Danny MacAskill. from Edinburgh to Skye.

Shame on you that get on your bike just to fetch the paper :lol: :lol: :lol: ..

Ray.


----------



## 100127 (Jul 20, 2006)

That is so cool.


----------



## ched999uk (Jan 31, 2011)

That is amazing, such control and a strong bike. I could even recognise some of the places from our trip to Scotland 
Great. Thanks.


----------



## CaGreg (Mar 28, 2007)

Holey Moley, that has left me speechless!

Ca


----------



## Kev1 (Apr 4, 2011)

Wonderful!!! bloody Wonderful
and some adults think kids only cause problems
and sit behind computers

Excellent stuff


----------



## wakk44 (Jun 15, 2006)

Wow,unbelievable bike stunts 8O 

Loved it apart from when he does some tricks on the m/home overcab at 6.34 :roll: 

I will think of him the next time I fetch a paper on my bike :lol:


----------



## Jean-Luc (Jul 21, 2005)

Awesome


----------



## mixyblob (May 3, 2011)

That boy needs some cycling proficiency lessons otherwise he is going to hurt himself :lol:


----------



## 96706 (Nov 13, 2005)

Mr's D does that on her electric bike (not!) :lol:


----------



## IanA (Oct 30, 2010)

Absolutely fantastic, never knew you could put so much energy into bike tyres to get the height of lift he does - I struggle going up the kerb!


----------



## Andysam (May 10, 2005)

Very very impressive, a complete loon though 8O


----------



## Penquin (Oct 15, 2007)

Try this one of his;

http://www.youtube.com/watch_popup?v=Cj6ho1-G6tw&vq=medium

he is a sponsored professional but has an incredible talent. his balance and courage is incredible, some of the jumps / balances that he does are potentially lethal - but make great watching!
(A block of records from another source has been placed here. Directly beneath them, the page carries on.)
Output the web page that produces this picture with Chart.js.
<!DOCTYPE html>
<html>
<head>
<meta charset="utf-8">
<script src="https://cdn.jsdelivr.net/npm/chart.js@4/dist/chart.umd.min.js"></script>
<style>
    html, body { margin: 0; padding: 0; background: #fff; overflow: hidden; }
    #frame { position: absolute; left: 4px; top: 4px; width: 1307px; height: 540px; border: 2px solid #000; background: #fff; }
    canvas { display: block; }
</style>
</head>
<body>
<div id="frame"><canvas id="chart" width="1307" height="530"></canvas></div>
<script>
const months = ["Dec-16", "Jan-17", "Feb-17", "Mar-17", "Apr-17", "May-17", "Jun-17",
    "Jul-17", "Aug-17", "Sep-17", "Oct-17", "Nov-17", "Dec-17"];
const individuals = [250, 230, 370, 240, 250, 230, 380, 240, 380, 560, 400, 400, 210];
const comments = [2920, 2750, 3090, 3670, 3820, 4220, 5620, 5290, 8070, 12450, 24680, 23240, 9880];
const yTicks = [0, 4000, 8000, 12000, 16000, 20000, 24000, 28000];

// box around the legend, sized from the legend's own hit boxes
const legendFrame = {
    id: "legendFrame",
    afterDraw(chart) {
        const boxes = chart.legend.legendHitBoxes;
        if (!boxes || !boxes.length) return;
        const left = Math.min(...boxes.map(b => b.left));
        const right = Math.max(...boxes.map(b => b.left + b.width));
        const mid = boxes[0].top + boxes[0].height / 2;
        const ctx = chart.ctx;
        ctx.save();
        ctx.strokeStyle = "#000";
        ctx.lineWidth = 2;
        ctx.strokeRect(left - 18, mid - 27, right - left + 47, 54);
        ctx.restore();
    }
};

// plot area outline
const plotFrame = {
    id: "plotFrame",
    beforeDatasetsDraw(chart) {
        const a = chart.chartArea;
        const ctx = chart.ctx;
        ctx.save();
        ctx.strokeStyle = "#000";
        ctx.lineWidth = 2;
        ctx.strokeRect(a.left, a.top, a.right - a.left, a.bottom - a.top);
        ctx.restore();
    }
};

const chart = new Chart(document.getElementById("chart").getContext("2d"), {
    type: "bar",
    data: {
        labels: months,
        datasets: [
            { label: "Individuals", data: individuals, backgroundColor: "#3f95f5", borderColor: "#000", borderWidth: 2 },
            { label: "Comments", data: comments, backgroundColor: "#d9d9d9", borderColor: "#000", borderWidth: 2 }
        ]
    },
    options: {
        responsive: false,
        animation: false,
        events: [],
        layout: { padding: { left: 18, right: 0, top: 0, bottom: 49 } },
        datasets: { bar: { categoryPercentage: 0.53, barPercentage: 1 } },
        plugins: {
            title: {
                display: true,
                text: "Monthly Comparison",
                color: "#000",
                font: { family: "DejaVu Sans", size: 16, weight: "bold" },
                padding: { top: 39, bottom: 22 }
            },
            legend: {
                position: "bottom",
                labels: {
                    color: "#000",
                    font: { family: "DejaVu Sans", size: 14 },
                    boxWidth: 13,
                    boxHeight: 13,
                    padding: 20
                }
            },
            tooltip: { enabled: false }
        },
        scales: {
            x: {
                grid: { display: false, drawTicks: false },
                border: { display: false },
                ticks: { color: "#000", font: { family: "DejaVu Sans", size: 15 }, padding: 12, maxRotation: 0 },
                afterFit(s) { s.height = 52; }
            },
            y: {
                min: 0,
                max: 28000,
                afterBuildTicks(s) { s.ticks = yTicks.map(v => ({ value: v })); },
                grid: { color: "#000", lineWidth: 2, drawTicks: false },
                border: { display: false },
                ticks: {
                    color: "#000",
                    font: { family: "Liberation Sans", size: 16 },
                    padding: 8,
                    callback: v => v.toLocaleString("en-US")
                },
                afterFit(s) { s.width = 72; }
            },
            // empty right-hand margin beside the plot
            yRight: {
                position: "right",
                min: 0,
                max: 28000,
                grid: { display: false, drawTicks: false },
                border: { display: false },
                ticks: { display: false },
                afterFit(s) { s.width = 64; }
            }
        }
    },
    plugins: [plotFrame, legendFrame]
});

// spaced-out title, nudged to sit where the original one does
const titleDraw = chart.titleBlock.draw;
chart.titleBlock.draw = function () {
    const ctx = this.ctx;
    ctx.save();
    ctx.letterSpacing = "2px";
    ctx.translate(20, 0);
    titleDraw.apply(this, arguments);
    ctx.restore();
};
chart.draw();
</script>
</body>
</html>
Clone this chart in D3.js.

http://en.wikipedia.org/wiki/Danny_MacAskill

I also like the music that he chooses for each of the (many) videos that he has made.......

Dave


----------



## LPDrifter (Aug 17, 2005)

Awesome control - nicely filmed too.

Och when I were a lad....... there was no such thing
as youtube so sadly I can't show you my stunts


----------



## tubbytuba (Mar 21, 2007)

Cheers, always worth a few mins. watching a bit of Danny MacAskill


----------



## tincan (Jul 31, 2006)

Looks ok but the bike would be useless for going for the paper, no backcarrier :roll:


----------



## rayrecrok (Nov 21, 2008)

LPDrifter said:


> sadly I can't show you my stunt


Would that be Cupid Stunt?.. :lol: :lol: :lol:


----------



## Cornishaich (Oct 18, 2009)

Absolutely amazing! Wow.


----------